The flour coating prevents the berries from sinking to the bottom of the muffin liners. If you are using frozen berries, do not thaw them first, as the juice will bleed and turn your entire muffin batter a greyish-purple color.

How should I store these muffins to keep them fresh?

These muffins stay fresh at room temperature for about two days if you keep them in an airtight container. If you need them to last longer, you can store them in the refrigerator for up to five days, though the crumb topping might soften slightly due to the moisture. For long-term storage, these muffins freeze beautifully.
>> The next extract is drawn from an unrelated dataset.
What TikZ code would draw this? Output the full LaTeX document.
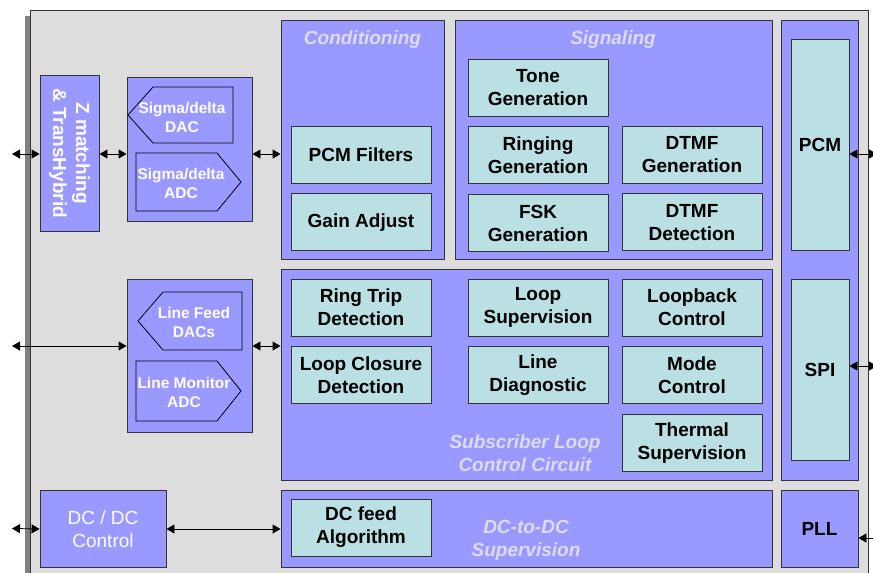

Wrap each muffin individually in plastic wrap and place them in a freezer bag for up to three months. When you are ready to eat one, just let it thaw on the counter or give it a quick ten-second zap in the microwave.

Recipe Card Summary

Prep time: 15 minutes

Cook time: 20 minutes

Total time: 35 minutes

Servings: 12

Step by Step Instructions

  • Heat the oven: Set your oven to 375°F and line your muffin tin with paper liners.
  • Prep the crumbs: Rub cold butter into flour, sugar, and lemon zest until pebbly; keep chilled in the fridge.
  • Whisk dry: Stir together the flour, sugar, baking powder, and salt in a large bowl.
  • Whisk wet: Mix the egg, milk, oil, lemon juice, zest, and vanilla in a separate bowl.
  • Combine: Gently fold the wet ingredients into the dry ingredients until just combined.
  • Fill and top: Scoop batter into liners and pile the cold crumbs generously on top.
  • Bake: Bake for 18-22 minutes until a toothpick comes out clean.
  • Glaze: Whisk powdered sugar and lemon juice, then drizzle over slightly warm muffins.